Exercise
Reproduce the listing below exactly, minus its pictures.

((

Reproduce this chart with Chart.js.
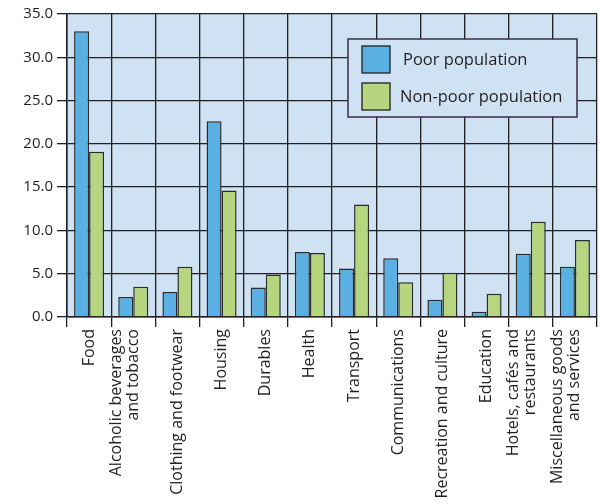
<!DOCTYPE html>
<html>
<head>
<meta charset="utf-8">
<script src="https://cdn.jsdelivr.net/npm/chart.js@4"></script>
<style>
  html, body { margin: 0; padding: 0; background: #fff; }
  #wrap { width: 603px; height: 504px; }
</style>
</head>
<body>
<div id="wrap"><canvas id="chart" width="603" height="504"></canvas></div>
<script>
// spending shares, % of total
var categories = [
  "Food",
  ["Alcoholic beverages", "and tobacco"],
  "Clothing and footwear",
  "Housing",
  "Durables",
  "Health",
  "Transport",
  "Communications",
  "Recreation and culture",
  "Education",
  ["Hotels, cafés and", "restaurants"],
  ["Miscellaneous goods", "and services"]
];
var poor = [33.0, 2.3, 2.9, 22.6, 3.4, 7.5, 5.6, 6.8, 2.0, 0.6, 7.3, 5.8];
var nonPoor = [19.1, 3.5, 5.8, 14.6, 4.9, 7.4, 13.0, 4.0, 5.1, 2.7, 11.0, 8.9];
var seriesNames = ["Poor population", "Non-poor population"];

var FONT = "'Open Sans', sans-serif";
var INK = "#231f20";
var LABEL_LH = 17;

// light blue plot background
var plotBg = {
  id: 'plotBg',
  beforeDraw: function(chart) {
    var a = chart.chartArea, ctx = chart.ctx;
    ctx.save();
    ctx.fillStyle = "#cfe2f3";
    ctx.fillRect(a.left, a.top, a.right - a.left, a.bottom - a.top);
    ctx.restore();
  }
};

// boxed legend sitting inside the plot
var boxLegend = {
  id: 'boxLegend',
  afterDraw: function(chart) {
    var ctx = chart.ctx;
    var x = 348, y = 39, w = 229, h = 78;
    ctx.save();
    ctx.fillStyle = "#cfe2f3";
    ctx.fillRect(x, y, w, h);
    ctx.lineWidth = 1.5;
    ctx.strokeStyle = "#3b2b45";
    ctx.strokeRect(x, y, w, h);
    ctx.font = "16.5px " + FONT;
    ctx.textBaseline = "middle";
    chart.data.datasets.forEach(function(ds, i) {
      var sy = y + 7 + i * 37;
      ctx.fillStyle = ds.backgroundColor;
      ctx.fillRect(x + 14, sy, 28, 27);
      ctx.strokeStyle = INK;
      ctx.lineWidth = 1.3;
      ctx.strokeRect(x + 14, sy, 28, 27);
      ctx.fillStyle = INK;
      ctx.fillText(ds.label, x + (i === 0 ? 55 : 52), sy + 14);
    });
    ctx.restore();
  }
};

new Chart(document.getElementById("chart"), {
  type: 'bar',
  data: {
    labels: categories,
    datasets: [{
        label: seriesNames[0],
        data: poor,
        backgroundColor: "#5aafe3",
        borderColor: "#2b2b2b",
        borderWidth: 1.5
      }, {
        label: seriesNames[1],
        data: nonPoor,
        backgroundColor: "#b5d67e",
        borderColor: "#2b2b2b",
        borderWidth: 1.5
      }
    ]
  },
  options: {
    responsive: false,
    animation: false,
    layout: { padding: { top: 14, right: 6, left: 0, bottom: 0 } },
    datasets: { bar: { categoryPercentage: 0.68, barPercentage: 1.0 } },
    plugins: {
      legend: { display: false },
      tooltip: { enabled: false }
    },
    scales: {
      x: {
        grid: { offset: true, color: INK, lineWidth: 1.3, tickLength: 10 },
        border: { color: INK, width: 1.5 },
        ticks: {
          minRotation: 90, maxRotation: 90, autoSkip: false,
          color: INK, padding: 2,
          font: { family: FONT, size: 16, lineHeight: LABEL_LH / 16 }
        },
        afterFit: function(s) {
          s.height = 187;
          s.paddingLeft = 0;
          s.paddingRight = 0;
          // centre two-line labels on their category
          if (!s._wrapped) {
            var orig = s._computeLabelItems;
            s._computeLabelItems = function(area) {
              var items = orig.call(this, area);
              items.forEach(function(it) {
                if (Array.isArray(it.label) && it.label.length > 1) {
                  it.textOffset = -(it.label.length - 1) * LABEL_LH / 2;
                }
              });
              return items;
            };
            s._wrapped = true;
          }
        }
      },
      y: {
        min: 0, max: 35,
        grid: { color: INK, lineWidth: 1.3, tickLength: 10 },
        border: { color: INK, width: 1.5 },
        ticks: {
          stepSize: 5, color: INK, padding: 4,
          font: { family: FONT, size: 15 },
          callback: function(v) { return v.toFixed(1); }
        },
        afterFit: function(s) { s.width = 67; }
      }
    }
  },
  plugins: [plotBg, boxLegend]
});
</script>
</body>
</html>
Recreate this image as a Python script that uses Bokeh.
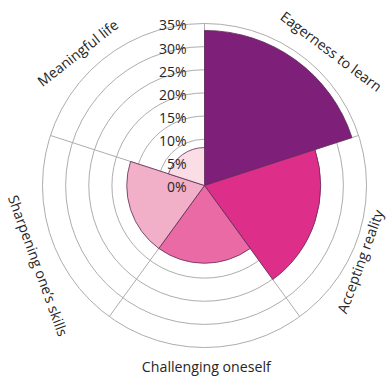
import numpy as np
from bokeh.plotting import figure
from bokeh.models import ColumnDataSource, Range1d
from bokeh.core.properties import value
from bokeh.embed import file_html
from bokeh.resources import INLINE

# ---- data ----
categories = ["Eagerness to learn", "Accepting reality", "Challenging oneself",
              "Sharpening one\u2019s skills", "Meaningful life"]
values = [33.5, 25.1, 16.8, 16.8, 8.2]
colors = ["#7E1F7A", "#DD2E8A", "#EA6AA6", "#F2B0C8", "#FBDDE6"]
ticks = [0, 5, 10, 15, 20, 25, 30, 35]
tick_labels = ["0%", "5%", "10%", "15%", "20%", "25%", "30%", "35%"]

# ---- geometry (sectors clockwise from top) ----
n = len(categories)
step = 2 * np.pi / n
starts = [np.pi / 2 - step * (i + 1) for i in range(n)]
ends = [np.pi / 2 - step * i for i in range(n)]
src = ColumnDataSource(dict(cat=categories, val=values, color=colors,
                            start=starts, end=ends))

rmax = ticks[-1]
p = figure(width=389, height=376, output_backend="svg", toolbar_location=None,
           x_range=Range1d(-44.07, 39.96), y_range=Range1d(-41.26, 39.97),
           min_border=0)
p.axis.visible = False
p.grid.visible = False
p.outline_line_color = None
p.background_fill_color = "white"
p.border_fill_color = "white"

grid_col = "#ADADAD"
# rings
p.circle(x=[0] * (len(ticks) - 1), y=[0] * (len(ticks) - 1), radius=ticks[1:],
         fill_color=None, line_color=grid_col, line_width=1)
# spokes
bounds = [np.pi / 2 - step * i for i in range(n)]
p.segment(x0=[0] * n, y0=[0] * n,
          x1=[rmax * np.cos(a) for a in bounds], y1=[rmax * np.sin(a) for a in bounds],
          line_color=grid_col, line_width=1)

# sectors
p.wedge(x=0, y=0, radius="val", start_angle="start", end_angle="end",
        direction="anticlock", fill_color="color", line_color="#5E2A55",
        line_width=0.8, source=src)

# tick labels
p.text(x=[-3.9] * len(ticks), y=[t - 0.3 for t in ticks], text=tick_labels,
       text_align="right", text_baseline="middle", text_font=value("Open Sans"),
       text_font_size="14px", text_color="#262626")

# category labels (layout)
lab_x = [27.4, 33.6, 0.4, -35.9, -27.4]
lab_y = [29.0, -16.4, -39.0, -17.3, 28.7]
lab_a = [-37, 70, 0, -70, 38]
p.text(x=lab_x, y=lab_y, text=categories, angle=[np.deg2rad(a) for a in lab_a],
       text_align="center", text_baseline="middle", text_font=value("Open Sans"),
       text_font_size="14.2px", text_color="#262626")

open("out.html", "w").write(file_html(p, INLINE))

))

Answer to this task
Reproduce this chart with Chart.js.
<!DOCTYPE html>
<html>
<head>
<meta charset="utf-8">
<script src="https://cdn.jsdelivr.net/npm/chart.js@4"></script>
<style>
  html, body { margin: 0; padding: 0; background: #fff; }
  #wrap { width: 603px; height: 504px; }
</style>
</head>
<body>
<div id="wrap"><canvas id="chart" width="603" height="504"></canvas></div>
<script>
// spending shares, % of total
var categories = [
  "Food",
  ["Alcoholic beverages", "and tobacco"],
  "Clothing and footwear",
  "Housing",
  "Durables",
  "Health",
  "Transport",
  "Communications",
  "Recreation and culture",
  "Education",
  ["Hotels, cafés and", "restaurants"],
  ["Miscellaneous goods", "and services"]
];
var poor = [33.0, 2.3, 2.9, 22.6, 3.4, 7.5, 5.6, 6.8, 2.0, 0.6, 7.3, 5.8];
var nonPoor = [19.1, 3.5, 5.8, 14.6, 4.9, 7.4, 13.0, 4.0, 5.1, 2.7, 11.0, 8.9];
var seriesNames = ["Poor population", "Non-poor population"];

var FONT = "'Open Sans', sans-serif";
var INK = "#231f20";
var LABEL_LH = 17;

// light blue plot background
var plotBg = {
  id: 'plotBg',
  beforeDraw: function(chart) {
    var a = chart.chartArea, ctx = chart.ctx;
    ctx.save();
    ctx.fillStyle = "#cfe2f3";
    ctx.fillRect(a.left, a.top, a.right - a.left, a.bottom - a.top);
    ctx.restore();
  }
};

// boxed legend sitting inside the plot
var boxLegend = {
  id: 'boxLegend',
  afterDraw: function(chart) {
    var ctx = chart.ctx;
    var x = 348, y = 39, w = 229, h = 78;
    ctx.save();
    ctx.fillStyle = "#cfe2f3";
    ctx.fillRect(x, y, w, h);
    ctx.lineWidth = 1.5;
    ctx.strokeStyle = "#3b2b45";
    ctx.strokeRect(x, y, w, h);
    ctx.font = "16.5px " + FONT;
    ctx.textBaseline = "middle";
    chart.data.datasets.forEach(function(ds, i) {
      var sy = y + 7 + i * 37;
      ctx.fillStyle = ds.backgroundColor;
      ctx.fillRect(x + 14, sy, 28, 27);
      ctx.strokeStyle = INK;
      ctx.lineWidth = 1.3;
      ctx.strokeRect(x + 14, sy, 28, 27);
      ctx.fillStyle = INK;
      ctx.fillText(ds.label, x + (i === 0 ? 55 : 52), sy + 14);
    });
    ctx.restore();
  }
};

new Chart(document.getElementById("chart"), {
  type: 'bar',
  data: {
    labels: categories,
    datasets: [{
        label: seriesNames[0],
        data: poor,
        backgroundColor: "#5aafe3",
        borderColor: "#2b2b2b",
        borderWidth: 1.5
      }, {
        label: seriesNames[1],
        data: nonPoor,
        backgroundColor: "#b5d67e",
        borderColor: "#2b2b2b",
        borderWidth: 1.5
      }
    ]
  },
  options: {
    responsive: false,
    animation: false,
    layout: { padding: { top: 14, right: 6, left: 0, bottom: 0 } },
    datasets: { bar: { categoryPercentage: 0.68, barPercentage: 1.0 } },
    plugins: {
      legend: { display: false },
      tooltip: { enabled: false }
    },
    scales: {
      x: {
        grid: { offset: true, color: INK, lineWidth: 1.3, tickLength: 10 },
        border: { color: INK, width: 1.5 },
        ticks: {
          minRotation: 90, maxRotation: 90, autoSkip: false,
          color: INK, padding: 2,
          font: { family: FONT, size: 16, lineHeight: LABEL_LH / 16 }
        },
        afterFit: function(s) {
          s.height = 187;
          s.paddingLeft = 0;
          s.paddingRight = 0;
          // centre two-line labels on their category
          if (!s._wrapped) {
            var orig = s._computeLabelItems;
            s._computeLabelItems = function(area) {
              var items = orig.call(this, area);
              items.forEach(function(it) {
                if (Array.isArray(it.label) && it.label.length > 1) {
                  it.textOffset = -(it.label.length - 1) * LABEL_LH / 2;
                }
              });
              return items;
            };
            s._wrapped = true;
          }
        }
      },
      y: {
        min: 0, max: 35,
        grid: { color: INK, lineWidth: 1.3, tickLength: 10 },
        border: { color: INK, width: 1.5 },
        ticks: {
          stepSize: 5, color: INK, padding: 4,
          font: { family: FONT, size: 15 },
          callback: function(v) { return v.toFixed(1); }
        },
        afterFit: function(s) { s.width = 67; }
      }
    }
  },
  plugins: [plotBg, boxLegend]
});
</script>
</body>
</html>
Recreate this image as a Python script that uses Bokeh.
import numpy as np
from bokeh.plotting import figure
from bokeh.models import ColumnDataSource, Range1d
from bokeh.core.properties import value
from bokeh.embed import file_html
from bokeh.resources import INLINE

# ---- data ----
categories = ["Eagerness to learn", "Accepting reality", "Challenging oneself",
              "Sharpening one\u2019s skills", "Meaningful life"]
values = [33.5, 25.1, 16.8, 16.8, 8.2]
colors = ["#7E1F7A", "#DD2E8A", "#EA6AA6", "#F2B0C8", "#FBDDE6"]
ticks = [0, 5, 10, 15, 20, 25, 30, 35]
tick_labels = ["0%", "5%", "10%", "15%", "20%", "25%", "30%", "35%"]

# ---- geometry (sectors clockwise from top) ----
n = len(categories)
step = 2 * np.pi / n
starts = [np.pi / 2 - step * (i + 1) for i in range(n)]
ends = [np.pi / 2 - step * i for i in range(n)]
src = ColumnDataSource(dict(cat=categories, val=values, color=colors,
                            start=starts, end=ends))

rmax = ticks[-1]
p = figure(width=389, height=376, output_backend="svg", toolbar_location=None,
           x_range=Range1d(-44.07, 39.96), y_range=Range1d(-41.26, 39.97),
           min_border=0)
p.axis.visible = False
p.grid.visible = False
p.outline_line_color = None
p.background_fill_color = "white"
p.border_fill_color = "white"

grid_col = "#ADADAD"
# rings
p.circle(x=[0] * (len(ticks) - 1), y=[0] * (len(ticks) - 1), radius=ticks[1:],
         fill_color=None, line_color=grid_col, line_width=1)
# spokes
bounds = [np.pi / 2 - step * i for i in range(n)]
p.segment(x0=[0] * n, y0=[0] * n,
          x1=[rmax * np.cos(a) for a in bounds], y1=[rmax * np.sin(a) for a in bounds],
          line_color=grid_col, line_width=1)

# sectors
p.wedge(x=0, y=0, radius="val", start_angle="start", end_angle="end",
        direction="anticlock", fill_color="color", line_color="#5E2A55",
        line_width=0.8, source=src)

# tick labels
p.text(x=[-3.9] * len(ticks), y=[t - 0.3 for t in ticks], text=tick_labels,
       text_align="right", text_baseline="middle", text_font=value("Open Sans"),
       text_font_size="14px", text_color="#262626")

# category labels (layout)
lab_x = [27.4, 33.6, 0.4, -35.9, -27.4]
lab_y = [29.0, -16.4, -39.0, -17.3, 28.7]
lab_a = [-37, 70, 0, -70, 38]
p.text(x=lab_x, y=lab_y, text=categories, angle=[np.deg2rad(a) for a in lab_a],
       text_align="center", text_baseline="middle", text_font=value("Open Sans"),
       text_font_size="14.2px", text_color="#262626")

open("out.html", "w").write(file_html(p, INLINE))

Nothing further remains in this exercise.